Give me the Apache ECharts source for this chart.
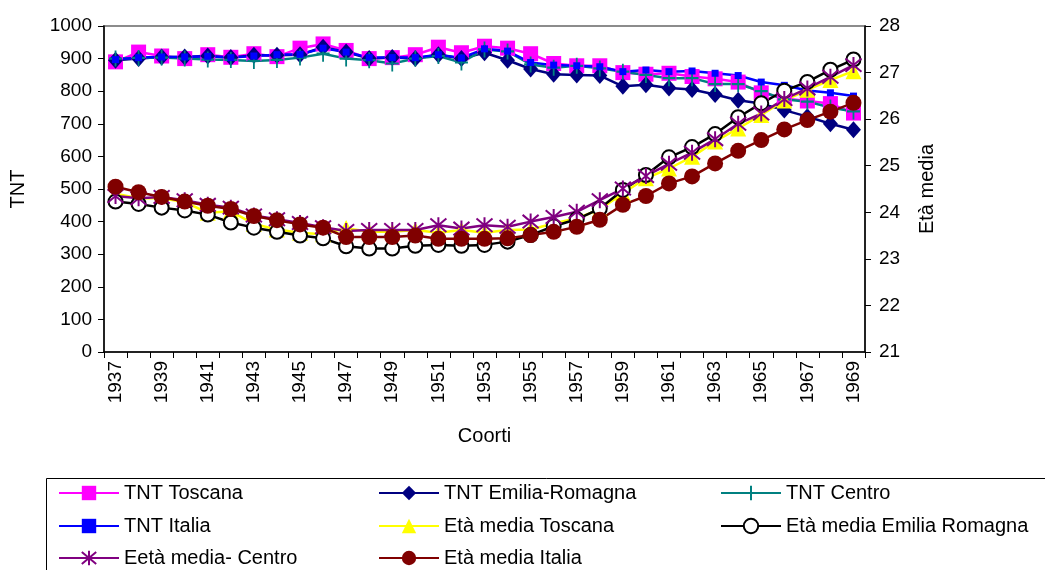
<!DOCTYPE html>
<html>
<head>
<meta charset="utf-8">
<script src="https://cdn.jsdelivr.net/npm/echarts@6/dist/echarts.min.js"></script>
<style>
  html, body { margin: 0; padding: 0; background: #fff; }
  #chart { width: 1045px; height: 570px; }
</style>
</head>
<body>
<div id="chart"></div>
<script>
// Birth cohorts
const years = ['1937','1938','1939','1940','1941','1942','1943','1944','1945','1946','1947',
  '1948','1949','1950','1951','1952','1953','1954','1955','1956','1957','1958',
  '1959','1960','1961','1962','1963','1964','1965','1966','1967','1968','1969'];

// TNT (left axis)
const tntToscana = [890,920,908,900,912,904,915,906,932,945,925,
  900,903,912,935,918,938,932,915,885,878,878,
  857,852,855,845,838,828,795,778,770,762,733];
const tntEmilia = [895,900,905,905,908,903,910,910,912,935,920,
  900,903,900,912,900,918,895,868,852,850,848,
  815,820,810,805,790,772,762,742,722,700,682];
const tntCentro = [900,902,903,900,897,896,893,896,903,915,900,
  895,885,900,908,888,928,922,882,872,878,870,
  860,850,840,840,822,822,800,775,768,750,738];
const tntItalia = [897,903,905,905,907,903,908,912,913,932,920,
  903,903,903,912,902,930,923,888,880,878,875,
  860,865,860,862,855,848,828,818,802,795,785];

// Mean age (right axis)
const etaToscana = [24.40,24.30,24.30,24.22,23.99,24.02,23.75,23.63,23.56,23.53,23.66,
  23.58,23.58,23.62,23.56,23.62,23.56,23.62,23.63,23.76,23.87,24.06,
  24.41,24.73,24.94,25.19,25.52,25.80,26.09,26.40,26.63,26.84,27.03];
const etaEmilia = [24.23,24.18,24.10,24.04,23.95,23.78,23.67,23.58,23.50,23.44,23.27,
  23.22,23.22,23.28,23.30,23.28,23.30,23.37,23.51,23.70,23.85,24.08,
  24.48,24.80,25.18,25.40,25.68,26.04,26.34,26.61,26.80,27.06,27.28];
const etaCentro = [24.35,24.30,24.33,24.26,24.16,24.10,23.93,23.85,23.77,23.68,23.60,
  23.62,23.62,23.62,23.72,23.65,23.72,23.69,23.80,23.90,24.01,24.26,
  24.51,24.78,25.04,25.28,25.57,25.90,26.12,26.43,26.66,26.91,27.16];
const etaItalia = [24.55,24.43,24.33,24.23,24.14,24.07,23.92,23.83,23.74,23.67,23.47,
  23.47,23.47,23.50,23.43,23.43,23.43,23.44,23.51,23.58,23.69,23.84,
  24.16,24.35,24.62,24.77,25.05,25.32,25.55,25.78,25.98,26.16,26.35];

const FONT = "'Liberation Sans', Arial, sans-serif";
const PLUS = 'path://M5,0 L5,10 M0,5 L10,5';
const STAR = 'path://M5,0 L5,10 M0.8,0.8 L9.2,9.2 M9.2,0.8 L0.8,9.2';

function line(name, data, axis, color, symbol, size, extra) {
  return Object.assign({
    name: name,
    type: 'line',
    yAxisIndex: axis,
    data: data,
    symbol: symbol,
    symbolSize: size,
    showAllSymbol: true,
    animation: false,
    lineStyle: { color: color, width: 2.5 },
    itemStyle: { color: color },
    emphasis: { disabled: true }
  }, extra || {});
}

const series = [
  line('TNT Toscana', tntToscana, 0, '#FF00FF', 'rect', 15),
  line('TNT Emilia-Romagna', tntEmilia, 0, '#000080', 'diamond', [15, 17]),
  line('TNT Centro', tntCentro, 0, '#008080', PLUS, [13, 16],
    { itemStyle: { color: '#008080', borderColor: '#008080', borderWidth: 2 } }),
  line('TNT Italia', tntItalia, 0, '#0000FF', 'rect', 7),
  line('Età media Toscana', etaToscana, 1, '#FFFF00', 'triangle', 16),
  line('Età media Emilia Romagna', etaEmilia, 1, '#000000', 'circle', 14,
    { itemStyle: { color: '#FFFFFF', borderColor: '#000000', borderWidth: 2 } }),
  line('Eetà media- Centro', etaCentro, 1, '#800080', STAR, 16,
    { itemStyle: { color: '#800080', borderColor: '#800080', borderWidth: 2 } }),
  line('Età media Italia', etaItalia, 1, '#800000', 'circle', 16)
];

// Legend: three columns, three rows, one component per entry
const legendCols = [58, 378, 720];
const legendRows = [492, 525, 557];
const legendCells = [
  ['TNT Toscana', 0, 0], ['TNT Emilia-Romagna', 1, 0], ['TNT Centro', 2, 0],
  ['TNT Italia', 0, 1], ['Età media Toscana', 1, 1], ['Età media Emilia Romagna', 2, 1],
  ['Eetà media- Centro', 0, 2], ['Età media Italia', 1, 2]
];
const legends = legendCells.map(function (c) {
  return {
    orient: 'horizontal',
    left: legendCols[c[1]],
    top: legendRows[c[2]] - 9,
    padding: 0,
    itemWidth: 60,
    itemHeight: 18,
    itemGap: 0,
    selectedMode: false,
    data: [c[0]],
    textStyle: { fontFamily: FONT, fontSize: 20, color: '#000' }
  };
});

const chart = echarts.init(document.getElementById('chart'), null, { renderer: 'canvas' });
chart.setOption({
  backgroundColor: '#fff',
  animation: false,
  grid: {
    left: 104, right: 180, top: 26, bottom: 218,
    show: true, borderColor: '#8c8c8c', borderWidth: 2, backgroundColor: 'transparent'
  },
  xAxis: {
    type: 'category',
    data: years,
    boundaryGap: true,
    name: 'Coorti',
    nameLocation: 'middle',
    nameGap: 74,
    nameTextStyle: { fontFamily: FONT, fontSize: 20, color: '#000' },
    axisLine: { lineStyle: { color: '#000', width: 1.5 } },
    axisTick: { show: true, interval: 0, length: 6, lineStyle: { color: '#000' } },
    axisLabel: { interval: 1, rotate: 90, margin: 9, fontFamily: FONT, fontSize: 19, color: '#000' },
    splitLine: { show: false }
  },
  yAxis: [
    {
      type: 'value', position: 'left', min: 0, max: 1000, interval: 100,
      name: 'TNT', nameLocation: 'middle', nameGap: 76, nameRotate: 90,
      nameTextStyle: { fontFamily: FONT, fontSize: 20, color: '#000' },
      axisLine: { show: true, lineStyle: { color: '#000', width: 1.5 } },
      axisTick: { show: true, length: 6, lineStyle: { color: '#000' } },
      axisLabel: { margin: 12, fontFamily: FONT, fontSize: 19, color: '#000',
        formatter: function (v) { return String(v); } },
      splitLine: { show: false }
    },
    {
      type: 'value', position: 'right', min: 21, max: 28, interval: 1,
      name: 'Età media', nameLocation: 'middle', nameGap: 52, nameRotate: 90,
      nameTextStyle: { fontFamily: FONT, fontSize: 20, color: '#000' },
      axisLine: { show: true, lineStyle: { color: '#000', width: 1.5 } },
      axisTick: { show: true, length: 6, lineStyle: { color: '#000' } },
      axisLabel: { margin: 14, fontFamily: FONT, fontSize: 19, color: '#000' },
      splitLine: { show: false }
    }
  ],
  legend: legends,
  graphic: [{
    type: 'rect',
    silent: true,
    shape: { x: 46.5, y: 478.5, width: 1100, height: 200 },
    style: { fill: 'none', stroke: '#000', lineWidth: 1 }
  }],
  series: series
});
</script>
</body>
</html>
───
What is expected —
Transcribe the listing above verbatim. Omit the pictures.

Written solution —
Give me the Apache ECharts source for this chart.
<!DOCTYPE html>
<html>
<head>
<meta charset="utf-8">
<script src="https://cdn.jsdelivr.net/npm/echarts@6/dist/echarts.min.js"></script>
<style>
  html, body { margin: 0; padding: 0; background: #fff; }
  #chart { width: 1045px; height: 570px; }
</style>
</head>
<body>
<div id="chart"></div>
<script>
// Birth cohorts
const years = ['1937','1938','1939','1940','1941','1942','1943','1944','1945','1946','1947',
  '1948','1949','1950','1951','1952','1953','1954','1955','1956','1957','1958',
  '1959','1960','1961','1962','1963','1964','1965','1966','1967','1968','1969'];

// TNT (left axis)
const tntToscana = [890,920,908,900,912,904,915,906,932,945,925,
  900,903,912,935,918,938,932,915,885,878,878,
  857,852,855,845,838,828,795,778,770,762,733];
const tntEmilia = [895,900,905,905,908,903,910,910,912,935,920,
  900,903,900,912,900,918,895,868,852,850,848,
  815,820,810,805,790,772,762,742,722,700,682];
const tntCentro = [900,902,903,900,897,896,893,896,903,915,900,
  895,885,900,908,888,928,922,882,872,878,870,
  860,850,840,840,822,822,800,775,768,750,738];
const tntItalia = [897,903,905,905,907,903,908,912,913,932,920,
  903,903,903,912,902,930,923,888,880,878,875,
  860,865,860,862,855,848,828,818,802,795,785];

// Mean age (right axis)
const etaToscana = [24.40,24.30,24.30,24.22,23.99,24.02,23.75,23.63,23.56,23.53,23.66,
  23.58,23.58,23.62,23.56,23.62,23.56,23.62,23.63,23.76,23.87,24.06,
  24.41,24.73,24.94,25.19,25.52,25.80,26.09,26.40,26.63,26.84,27.03];
const etaEmilia = [24.23,24.18,24.10,24.04,23.95,23.78,23.67,23.58,23.50,23.44,23.27,
  23.22,23.22,23.28,23.30,23.28,23.30,23.37,23.51,23.70,23.85,24.08,
  24.48,24.80,25.18,25.40,25.68,26.04,26.34,26.61,26.80,27.06,27.28];
const etaCentro = [24.35,24.30,24.33,24.26,24.16,24.10,23.93,23.85,23.77,23.68,23.60,
  23.62,23.62,23.62,23.72,23.65,23.72,23.69,23.80,23.90,24.01,24.26,
  24.51,24.78,25.04,25.28,25.57,25.90,26.12,26.43,26.66,26.91,27.16];
const etaItalia = [24.55,24.43,24.33,24.23,24.14,24.07,23.92,23.83,23.74,23.67,23.47,
  23.47,23.47,23.50,23.43,23.43,23.43,23.44,23.51,23.58,23.69,23.84,
  24.16,24.35,24.62,24.77,25.05,25.32,25.55,25.78,25.98,26.16,26.35];

const FONT = "'Liberation Sans', Arial, sans-serif";
const PLUS = 'path://M5,0 L5,10 M0,5 L10,5';
const STAR = 'path://M5,0 L5,10 M0.8,0.8 L9.2,9.2 M9.2,0.8 L0.8,9.2';

function line(name, data, axis, color, symbol, size, extra) {
  return Object.assign({
    name: name,
    type: 'line',
    yAxisIndex: axis,
    data: data,
    symbol: symbol,
    symbolSize: size,
    showAllSymbol: true,
    animation: false,
    lineStyle: { color: color, width: 2.5 },
    itemStyle: { color: color },
    emphasis: { disabled: true }
  }, extra || {});
}

const series = [
  line('TNT Toscana', tntToscana, 0, '#FF00FF', 'rect', 15),
  line('TNT Emilia-Romagna', tntEmilia, 0, '#000080', 'diamond', [15, 17]),
  line('TNT Centro', tntCentro, 0, '#008080', PLUS, [13, 16],
    { itemStyle: { color: '#008080', borderColor: '#008080', borderWidth: 2 } }),
  line('TNT Italia', tntItalia, 0, '#0000FF', 'rect', 7),
  line('Età media Toscana', etaToscana, 1, '#FFFF00', 'triangle', 16),
  line('Età media Emilia Romagna', etaEmilia, 1, '#000000', 'circle', 14,
    { itemStyle: { color: '#FFFFFF', borderColor: '#000000', borderWidth: 2 } }),
  line('Eetà media- Centro', etaCentro, 1, '#800080', STAR, 16,
    { itemStyle: { color: '#800080', borderColor: '#800080', borderWidth: 2 } }),
  line('Età media Italia', etaItalia, 1, '#800000', 'circle', 16)
];

// Legend: three columns, three rows, one component per entry
const legendCols = [58, 378, 720];
const legendRows = [492, 525, 557];
const legendCells = [
  ['TNT Toscana', 0, 0], ['TNT Emilia-Romagna', 1, 0], ['TNT Centro', 2, 0],
  ['TNT Italia', 0, 1], ['Età media Toscana', 1, 1], ['Età media Emilia Romagna', 2, 1],
  ['Eetà media- Centro', 0, 2], ['Età media Italia', 1, 2]
];
const legends = legendCells.map(function (c) {
  return {
    orient: 'horizontal',
    left: legendCols[c[1]],
    top: legendRows[c[2]] - 9,
    padding: 0,
    itemWidth: 60,
    itemHeight: 18,
    itemGap: 0,
    selectedMode: false,
    data: [c[0]],
    textStyle: { fontFamily: FONT, fontSize: 20, color: '#000' }
  };
});

const chart = echarts.init(document.getElementById('chart'), null, { renderer: 'canvas' });
chart.setOption({
  backgroundColor: '#fff',
  animation: false,
  grid: {
    left: 104, right: 180, top: 26, bottom: 218,
    show: true, borderColor: '#8c8c8c', borderWidth: 2, backgroundColor: 'transparent'
  },
  xAxis: {
    type: 'category',
    data: years,
    boundaryGap: true,
    name: 'Coorti',
    nameLocation: 'middle',
    nameGap: 74,
    nameTextStyle: { fontFamily: FONT, fontSize: 20, color: '#000' },
    axisLine: { lineStyle: { color: '#000', width: 1.5 } },
    axisTick: { show: true, interval: 0, length: 6, lineStyle: { color: '#000' } },
    axisLabel: { interval: 1, rotate: 90, margin: 9, fontFamily: FONT, fontSize: 19, color: '#000' },
    splitLine: { show: false }
  },
  yAxis: [
    {
      type: 'value', position: 'left', min: 0, max: 1000, interval: 100,
      name: 'TNT', nameLocation: 'middle', nameGap: 76, nameRotate: 90,
      nameTextStyle: { fontFamily: FONT, fontSize: 20, color: '#000' },
      axisLine: { show: true, lineStyle: { color: '#000', width: 1.5 } },
      axisTick: { show: true, length: 6, lineStyle: { color: '#000' } },
      axisLabel: { margin: 12, fontFamily: FONT, fontSize: 19, color: '#000',
        formatter: function (v) { return String(v); } },
      splitLine: { show: false }
    },
    {
      type: 'value', position: 'right', min: 21, max: 28, interval: 1,
      name: 'Età media', nameLocation: 'middle', nameGap: 52, nameRotate: 90,
      nameTextStyle: { fontFamily: FONT, fontSize: 20, color: '#000' },
      axisLine: { show: true, lineStyle: { color: '#000', width: 1.5 } },
      axisTick: { show: true, length: 6, lineStyle: { color: '#000' } },
      axisLabel: { margin: 14, fontFamily: FONT, fontSize: 19, color: '#000' },
      splitLine: { show: false }
    }
  ],
  legend: legends,
  graphic: [{
    type: 'rect',
    silent: true,
    shape: { x: 46.5, y: 478.5, width: 1100, height: 200 },
    style: { fill: 'none', stroke: '#000', lineWidth: 1 }
  }],
  series: series
});
</script>
</body>
</html>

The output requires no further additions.